Changeable conditions are a great leveller, but can create a nightmare scenario for a rookie. The field was split, predominantly towards wets which was the preferred choice for many names you would sway towards including Plato, pole-sitter Sutton, the West Surrey Racing BMWs and – more crucially for Crees – the similar Team HARD Volkswagen CC of Goff.
“Obviously it was a gamble; taking slicks on my first ever race on a wet track was quite a risk but I’m glad we did it – especially when Jack Goff had gone wets.
“He gets out of the car and can tell you exactly what’s going on, which has really helped me relate to the situation. When I saw he had gone wets I thought ‘well, if he’s gone for them… maybe this was the wrong decision’. We stayed with it, and it paid off.

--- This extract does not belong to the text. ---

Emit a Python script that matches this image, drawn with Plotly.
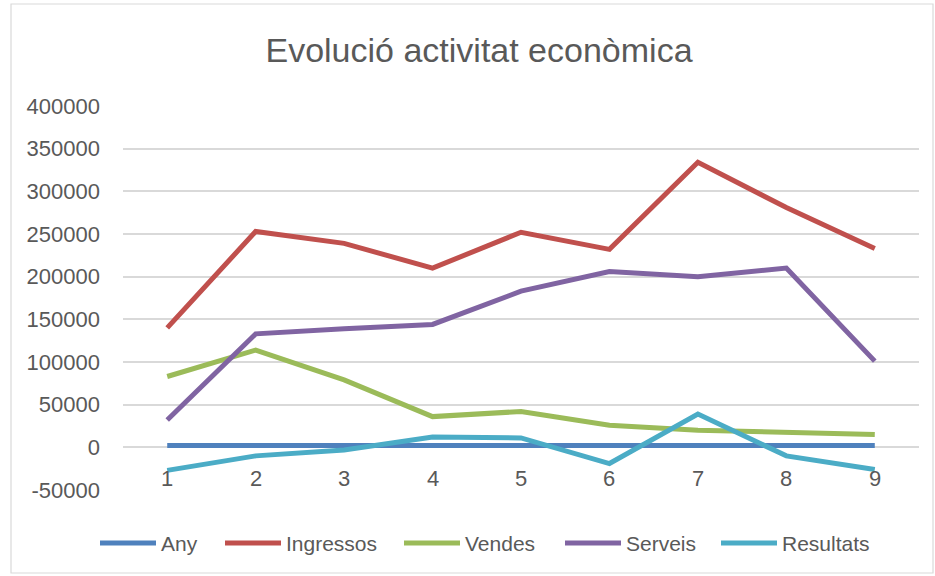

“It was all about learning. We went for a pretty safe set-up because what we had we were happy with. We didn’t change anything in FP1 and FP2 because I just knew how to drive the car with that particular set-up. We got some laps under our belt, got quicker and quicker and every lap I was getting quicker.”
In fact, the entire field entered qualifying covered by a mere 1.5s, threatening lap record pace which was most recently lowered in testing by Sam Tordoff in an older Honda Civic. While the weather dilemmas left everybody wondering what the pecking order still is after the weightless barometer of race one passed by, the distraction was welcomed by the rookie ahead of the tough task lying ahead.
“It gave me the head-start that I needed”, he said. “My race pace was keeping me up there with [Senna] Proctor and Matt Neal – I know if I can qualify well then I can compete.
“I made just one mistake when I let Colin Turkington and Tom Oliphant through in race two. The next thing you know I went from 13th to 27th in one lap because I got hit a few times – it was a ‘welcome to BTCC’ and they were putting me back in my basket!
“Let’s not forget, we wanted top-20s all year. To get two of them in the first weekend was just unbelievable, and it just shows that I’ve got the pace to mix it with them.”